Despite today's higher interest rate environment, HELOCs still make sense for a lot of borrowers. For homeowners with significant equity and a short-term funding need — like home improvements or consolidating higher-rate debt — a HELOC may be an attractive option. That's because even at today's higher rates, HELOCs often have lower starting interest rates than credit cards or unsecured personal loans.
However, there are trade-offs to consider. Since HELOCs typically have variable rates, your monthly payments could increase if the Fed raises rates further in the future. On the other hand, HELOC rates would also fall if the Fed cuts rates in the future, as the rates on these lines of credit can rise or fall with the wider rate environment. Borrowers who are uncomfortable with that uncertainty might want to consider a home equity loan instead, which offers a fixed rate and predictable payments over time.
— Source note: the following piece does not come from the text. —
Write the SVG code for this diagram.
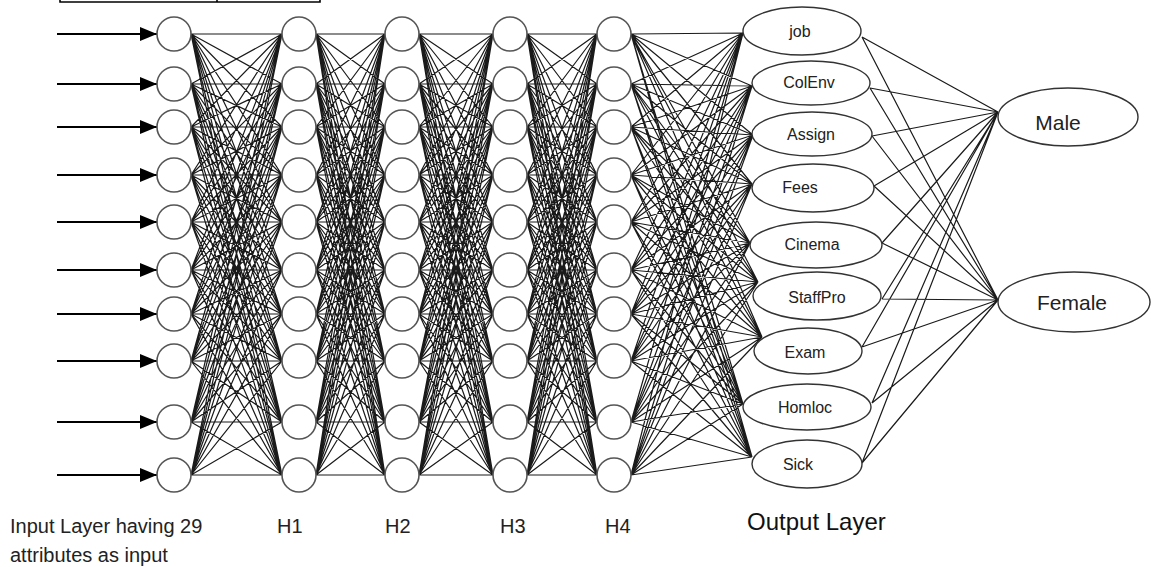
<svg xmlns="http://www.w3.org/2000/svg" xmlns:xlink="http://www.w3.org/1999/xlink" width="1151" height="567" viewBox="0 0 1151 567">
<style>
.n{fill:#fff;stroke:#555;stroke-width:1.6}
.o{fill:#fff;stroke:#333;stroke-width:1.4}
.c{fill:none;stroke:#1a1a1a;stroke-width:1.2}
.fc{fill:none;stroke:#1a1a1a;stroke-width:1.2;vector-effect:non-scaling-stroke}
.t{font-family:"Liberation Sans",Arial,sans-serif;fill:#222}
.lb{font-size:16px;text-anchor:middle}
.big{font-size:21px;text-anchor:middle}
.ax{font-size:20px}
</style>
<defs>
<marker id="ah" markerUnits="userSpaceOnUse" markerWidth="17" markerHeight="14" refX="17" refY="7" orient="auto">
<path d="M0,0L17,7L0,14z" fill="#000"/>
</marker>
<path id="fcp" class="fc" d="M0 34L1 34M0 34L1 84M0 34L1 127M0 34L1 175M0 34L1 222M0 34L1 270M0 34L1 314M0 34L1 361M0 34L1 422M0 34L1 475M0 84L1 34M0 84L1 84M0 84L1 127M0 84L1 175M0 84L1 222M0 84L1 270M0 84L1 314M0 84L1 361M0 84L1 422M0 84L1 475M0 127L1 34M0 127L1 84M0 127L1 127M0 127L1 175M0 127L1 222M0 127L1 270M0 127L1 314M0 127L1 361M0 127L1 422M0 127L1 475M0 175L1 34M0 175L1 84M0 175L1 127M0 175L1 175M0 175L1 222M0 175L1 270M0 175L1 314M0 175L1 361M0 175L1 422M0 175L1 475M0 222L1 34M0 222L1 84M0 222L1 127M0 222L1 175M0 222L1 222M0 222L1 270M0 222L1 314M0 222L1 361M0 222L1 422M0 222L1 475M0 270L1 34M0 270L1 84M0 270L1 127M0 270L1 175M0 270L1 222M0 270L1 270M0 270L1 314M0 270L1 361M0 270L1 422M0 270L1 475M0 314L1 34M0 314L1 84M0 314L1 127M0 314L1 175M0 314L1 222M0 314L1 270M0 314L1 314M0 314L1 361M0 314L1 422M0 314L1 475M0 361L1 34M0 361L1 84M0 361L1 127M0 361L1 175M0 361L1 222M0 361L1 270M0 361L1 314M0 361L1 361M0 361L1 422M0 361L1 475M0 422L1 34M0 422L1 84M0 422L1 127M0 422L1 175M0 422L1 222M0 422L1 270M0 422L1 314M0 422L1 361M0 422L1 422M0 422L1 475M0 475L1 34M0 475L1 84M0 475L1 127M0 475L1 175M0 475L1 222M0 475L1 270M0 475L1 314M0 475L1 361M0 475L1 422M0 475L1 475"/>
</defs>
<rect width="1151" height="567" fill="#fff"/>
<path d="M60 0V2H320V0M217 0V2" fill="none" stroke="#000" stroke-width="1.6"/>

<g id="connectors">
<g id="inputs" stroke="#000" stroke-width="2">
<line x1="57" y1="34" x2="157" y2="34" marker-end="url(#ah)"/>
<line x1="57" y1="84" x2="157" y2="84" marker-end="url(#ah)"/>
<line x1="57" y1="127" x2="157" y2="127" marker-end="url(#ah)"/>
<line x1="57" y1="175" x2="157" y2="175" marker-end="url(#ah)"/>
<line x1="57" y1="222" x2="157" y2="222" marker-end="url(#ah)"/>
<line x1="57" y1="270" x2="157" y2="270" marker-end="url(#ah)"/>
<line x1="57" y1="314" x2="157" y2="314" marker-end="url(#ah)"/>
<line x1="57" y1="361" x2="157" y2="361" marker-end="url(#ah)"/>
<line x1="57" y1="422" x2="157" y2="422" marker-end="url(#ah)"/>
<line x1="57" y1="475" x2="157" y2="475" marker-end="url(#ah)"/>
</g>
<use xlink:href="#fcp" href="#fcp" transform="translate(191,0) scale(91,1)"/>
<use xlink:href="#fcp" href="#fcp" transform="translate(316,0) scale(69,1)"/>
<use xlink:href="#fcp" href="#fcp" transform="translate(419,0) scale(74,1)"/>
<use xlink:href="#fcp" href="#fcp" transform="translate(527,0) scale(70,1)"/>
<path class="c" d="M631 34L743 33M631 34L752 86M631 34L753 135M631 34L752 184M631 34L750 243M631 34L758 282M631 34L762 337M631 34L743 404M631 34L752 457
M631 84L743 33M631 84L752 86M631 84L753 135M631 84L752 184M631 84L750 243M631 84L758 282M631 84L762 337M631 84L743 404M631 84L752 457
M631 127L743 33M631 127L752 86M631 127L753 135M631 127L752 184M631 127L750 243M631 127L758 282M631 127L762 337M631 127L743 404M631 127L752 457
M631 175L743 33M631 175L752 86M631 175L753 135M631 175L752 184M631 175L750 243M631 175L758 282M631 175L762 337M631 175L743 404M631 175L752 457
M631 222L743 33M631 222L752 86M631 222L753 135M631 222L752 184M631 222L750 243M631 222L758 282M631 222L762 337M631 222L743 404M631 222L752 457
M631 270L743 33M631 270L752 86M631 270L753 135M631 270L752 184M631 270L750 243M631 270L758 282M631 270L762 337M631 270L743 404M631 270L752 457
M631 314L743 33M631 314L752 86M631 314L753 135M631 314L752 184M631 314L750 243M631 314L758 282M631 314L762 337M631 314L743 404M631 314L752 457
M631 361L743 33M631 361L752 86M631 361L753 135M631 361L752 184M631 361L750 243M631 361L758 282M631 361L762 337M631 361L743 404M631 361L752 457
M631 422L743 33M631 422L752 86M631 422L753 135M631 422L752 184M631 422L750 243M631 422L758 282M631 422L762 337M631 422L743 404M631 422L752 457
M631 475L743 33M631 475L752 86M631 475L753 135M631 475L752 184M631 475L750 243M631 475L758 282M631 475L762 337M631 475L743 404M631 475L752 457"/>
<path class="c" d="M862 37L998 112M862 37L998 300M870 88L998 112M870 88L998 300M872 136L998 112M872 136L998 300M874 186L998 112M874 186L998 300M882 243L998 112M882 243L998 300M882 299L998 112M882 299L998 300M862 347L998 112M862 347L998 300M872 403L998 112M872 403L998 300M862 463L998 112M862 463L998 300"/>
</g>

<g id="input-layer">
<g id="in1"><circle class="n" cx="174" cy="34" r="17"/></g>
<g id="in2"><circle class="n" cx="174" cy="84" r="17"/></g>
<g id="in3"><circle class="n" cx="174" cy="127" r="17"/></g>
<g id="in4"><circle class="n" cx="174" cy="175" r="17"/></g>
<g id="in5"><circle class="n" cx="174" cy="222" r="17"/></g>
<g id="in6"><circle class="n" cx="174" cy="270" r="17"/></g>
<g id="in7"><circle class="n" cx="174" cy="314" r="17"/></g>
<g id="in8"><circle class="n" cx="174" cy="361" r="17"/></g>
<g id="in9"><circle class="n" cx="174" cy="422" r="17"/></g>
<g id="in10"><circle class="n" cx="174" cy="475" r="17"/></g>
</g>
<g id="h1-layer">
<g id="h1n1"><circle class="n" cx="299" cy="34" r="17"/></g>
<g id="h1n2"><circle class="n" cx="299" cy="84" r="17"/></g>
<g id="h1n3"><circle class="n" cx="299" cy="127" r="17"/></g>
<g id="h1n4"><circle class="n" cx="299" cy="175" r="17"/></g>
<g id="h1n5"><circle class="n" cx="299" cy="222" r="17"/></g>
<g id="h1n6"><circle class="n" cx="299" cy="270" r="17"/></g>
<g id="h1n7"><circle class="n" cx="299" cy="314" r="17"/></g>
<g id="h1n8"><circle class="n" cx="299" cy="361" r="17"/></g>
<g id="h1n9"><circle class="n" cx="299" cy="422" r="17"/></g>
<g id="h1n10"><circle class="n" cx="299" cy="475" r="17"/></g>
</g>
<g id="h2-layer">
<g id="h2n1"><circle class="n" cx="402" cy="34" r="17"/></g>
<g id="h2n2"><circle class="n" cx="402" cy="84" r="17"/></g>
<g id="h2n3"><circle class="n" cx="402" cy="127" r="17"/></g>
<g id="h2n4"><circle class="n" cx="402" cy="175" r="17"/></g>
<g id="h2n5"><circle class="n" cx="402" cy="222" r="17"/></g>
<g id="h2n6"><circle class="n" cx="402" cy="270" r="17"/></g>
<g id="h2n7"><circle class="n" cx="402" cy="314" r="17"/></g>
<g id="h2n8"><circle class="n" cx="402" cy="361" r="17"/></g>
<g id="h2n9"><circle class="n" cx="402" cy="422" r="17"/></g>
<g id="h2n10"><circle class="n" cx="402" cy="475" r="17"/></g>
</g>
<g id="h3-layer">
<g id="h3n1"><circle class="n" cx="510" cy="34" r="17"/></g>
<g id="h3n2"><circle class="n" cx="510" cy="84" r="17"/></g>
<g id="h3n3"><circle class="n" cx="510" cy="127" r="17"/></g>
<g id="h3n4"><circle class="n" cx="510" cy="175" r="17"/></g>
<g id="h3n5"><circle class="n" cx="510" cy="222" r="17"/></g>
<g id="h3n6"><circle class="n" cx="510" cy="270" r="17"/></g>
<g id="h3n7"><circle class="n" cx="510" cy="314" r="17"/></g>
<g id="h3n8"><circle class="n" cx="510" cy="361" r="17"/></g>
<g id="h3n9"><circle class="n" cx="510" cy="422" r="17"/></g>
<g id="h3n10"><circle class="n" cx="510" cy="475" r="17"/></g>
</g>
<g id="h4-layer">
<g id="h4n1"><circle class="n" cx="614" cy="34" r="17"/></g>
<g id="h4n2"><circle class="n" cx="614" cy="84" r="17"/></g>
<g id="h4n3"><circle class="n" cx="614" cy="127" r="17"/></g>
<g id="h4n4"><circle class="n" cx="614" cy="175" r="17"/></g>
<g id="h4n5"><circle class="n" cx="614" cy="222" r="17"/></g>
<g id="h4n6"><circle class="n" cx="614" cy="270" r="17"/></g>
<g id="h4n7"><circle class="n" cx="614" cy="314" r="17"/></g>
<g id="h4n8"><circle class="n" cx="614" cy="361" r="17"/></g>
<g id="h4n9"><circle class="n" cx="614" cy="422" r="17"/></g>
<g id="h4n10"><circle class="n" cx="614" cy="475" r="17"/></g>
</g>

<g id="output-layer">
<g id="job"><ellipse class="o" cx="802" cy="31" rx="59" ry="24"/><text class="t lb" x="800" y="37">job</text></g>
<g id="colenv"><ellipse class="o" cx="811" cy="83" rx="59" ry="22"/><text class="t lb" x="809" y="88">ColEnv</text></g>
<g id="assign"><ellipse class="o" cx="812" cy="134" rx="60" ry="22"/><text class="t lb" x="811" y="140">Assign</text></g>
<g id="fees"><ellipse class="o" cx="813" cy="188" rx="61" ry="24"/><text class="t lb" x="800" y="193">Fees</text></g>
<g id="cinema"><ellipse class="o" cx="816" cy="245" rx="66" ry="23"/><text class="t lb" x="812" y="250">Cinema</text></g>
<g id="staffpro"><ellipse class="o" cx="817" cy="296" rx="64" ry="24"/><text class="t lb" x="817" y="303">StaffPro</text></g>
<g id="exam"><ellipse class="o" cx="808" cy="351" rx="54" ry="23"/><text class="t lb" x="805" y="358">Exam</text></g>
<g id="homloc"><ellipse class="o" cx="807" cy="407" rx="64" ry="23"/><text class="t lb" x="805" y="413">Homloc</text></g>
<g id="sick"><ellipse class="o" cx="807" cy="464" rx="55" ry="24"/><text class="t lb" x="798" y="470">Sick</text></g>
</g>
<g id="male"><ellipse class="o" cx="1068" cy="117" rx="70" ry="29"/><text class="t big" x="1058" y="130">Male</text></g>
<g id="female"><ellipse class="o" cx="1074" cy="302" rx="76" ry="30"/><text class="t big" x="1072" y="310">Female</text></g>

<g id="labels">
<text class="t ax" x="10" y="533">Input Layer having 29</text>
<text class="t ax" x="10" y="562">attributes as input</text>
<text class="t ax" x="277" y="533">H1</text>
<text class="t ax" x="385" y="533">H2</text>
<text class="t ax" x="500" y="533">H3</text>
<text class="t ax" x="605" y="533">H4</text>
<text class="t" x="747" y="530" style="font-size:24px;fill:#111">Output Layer</text>
</g>
</svg>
If you're leaning toward a HELOC, be sure to shop around carefully. Some lenders are offering introductory rates or caps on how high your rate can rise, which can provide a degree of protection against the potential for future Fed rate hikes.
The bottom line
Rising inflation is likely to push the Federal Reserve to keep rates high, at least for now, and that's likely to keep HELOC rates elevated as well. And, if inflation stays sticky, homeowners may not see borrowing costs drop for some time. While HELOCs remain a flexible way to tap home equity at a comparatively low rate, today's rate environment also calls for careful planning and a clear repayment strategy to avoid surprises down the road.